Since I have been neglecting my blog, here is a reprint of a post I wrote last year at this time, when the only family members read my writing.
Emmy’s bedroom window has a front view from our house. As I was rocking her this morning, sunlight filtered through the trees and the air was a lovely 65 degrees. A perfect day. I heard the unmistakable clop CLOP….clop CLOP of a wagon being pulled along the sidewalk. There were no kids in the wagon; it was piled high with backpacks and bags. The kids were skipping ahead of the parents, talking excitedly. It’s the first day of school.
Two photos come to mind. The first, a small girl with blond curls grinning, holding nothing, next to her big sister with a gap-toothed grin, heading off to kindergarten. I was holding a small shoe box full of school supplies. In the next photo, both of us have decorated shoe boxes. My sister has a huge grin, because this time she gets to go to school, too! It was 1976, so there was no preschool in our small town in rural Illinois; no pre-Kindergarten, no playdates, Mommy and me or dance classes. Just run outside and play; that’s what the other moms are telling their kids, too, and come when Mom yells out the door. Scramble down that pine tree you’re not supposed to climb, even though your sappy fingers give you away. Grab your bike and pedal down the gravel alley, and throw it down in the driveway. Use your kickstand!
Those little shoe boxes were so different from the huge bags and backpacks I saw on their way to school today. Was the first day of school more exciting for us? We didn’t have the same experiences of kids today. The first day of Kindergarten literally was the first day of school. Lily starts preschool in September, but she has already attended several park district classes, both with me and without me. I don’t anticipate tears for either of us; she has been eagerly awaiting preschool.
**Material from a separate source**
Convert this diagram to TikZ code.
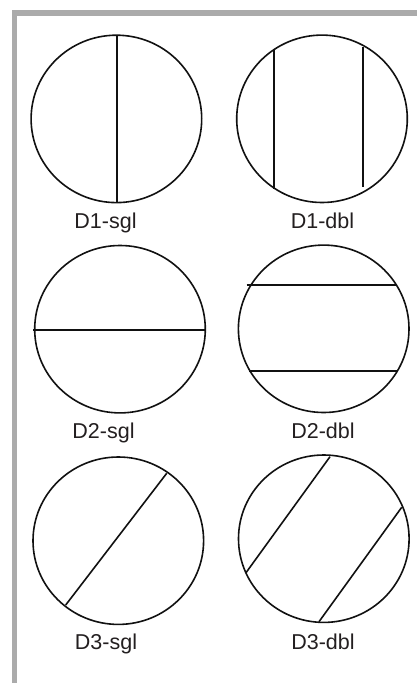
\documentclass[tikz,border=0pt]{standalone}
\usepackage{fontspec}
\setmainfont{Liberation Sans}
\usetikzlibrary{shapes.geometric}
\definecolor{framegray}{HTML}{ABABAB}
\definecolor{inkc}{HTML}{111111}
\definecolor{txtc}{HTML}{231F20}
\begin{document}
\begin{tikzpicture}[x=1pt,y=-1pt,
  disc/.style={draw=inkc,line width=1.6pt,ellipse,minimum width=170.6pt,minimum height=167.4pt,inner sep=0pt,outer sep=0pt},
  chord/.style={draw=inkc,line width=1.6pt},
  lbl/.style={anchor=base,text=txtc,font=\fontsize{21.5}{26}\selectfont,inner sep=0pt}]
\useasboundingbox (0,0) rectangle (417,683);
\fill[white] (0,0) rectangle (417,683);
% gray frame (left and top)
\fill[framegray] (12,10) rectangle (417,16);
\fill[framegray] (12,10) rectangle (16.5,683);
% discs
\node[disc] (c1) at (116.4,118.9) {};
\node[disc] (c2) at (322,118.8) {};
\node[disc] (c3) at (120,329.2) {};
\node[disc] (c4) at (323.7,328.8) {};
\node[disc] (c5) at (118.3,540.7) {};
\node[disc] (c6) at (323.8,538.7) {};
% labels
\node[lbl] (l1) at (105.5,228.3) {D1-sgl};
\node[lbl] (l2) at (322.5,228.3) {D1-dbl};
\node[lbl] (l3) at (103.5,438.3) {D2-sgl};
\node[lbl] (l4) at (323,438.3) {D2-dbl};
\node[lbl] (l5) at (106,649.3) {D3-sgl};
\node[lbl] (l6) at (323,649.3) {D3-dbl};
% chords
\draw[chord] (117,35.2) -- (117,202.6);
\draw[chord] (274,49) -- (274,188.5);
\draw[chord] (363,47) -- (363,187);
\draw[chord] (33,330) -- (205,330);
\draw[chord] (246.7,285) -- (396,285);
\draw[chord] (249.3,371) -- (396.7,371);
\draw[chord] (166.7,473.3) -- (65.7,605);
\draw[chord] (330,456.7) -- (246,572.7);
\draw[chord] (401.7,507.3) -- (319,621.7);
\end{tikzpicture}
\end{document}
As I watched the kids heading off to school this morning, there was an excitement in the air. I think the first day of school, regardless of past experiences, still is exciting to kids. Parents still grab their cameras to take that shot, and I hope I remember to do the same in a couple of weeks.
I became very nostalgic for that first day this morning. I thought of the teachers in their classrooms, reading through their plans one more time, placing welcome notes on the students’ desks and feeling small butterflies, even if this is your umpteenth year of teaching. That’s how I always felt on the first day of school, even after a decade of being a teacher. Welcoming a brand new set of students is so fun and exciting. I always thought that the first day of school made being a teacher fresh every year.
My first classroom was a corner room with a lot of windows. I would open them wide in the morning, and it felt delicious to have the cool air waft in. The wooden floors creaked with every step I took as I prepared for class. I had real slate blackboards, with a couple of big cracks in the corners, but in otherwise good condition. There were cast iron radiators against the walls which overheated the room in winter, and melted the crayons which fell behind them onto the window sills. That building still stands, but a new school was built in the field to the east, and my old classroom is no longer used for its original purpose.
I love being a stay-at-home mom for now. But some day, that new box of chalk smell will be very welcome, and I hope I will get butterflies in my stomach again as I welcome twenty little classmates into my classroom, on the first day of school.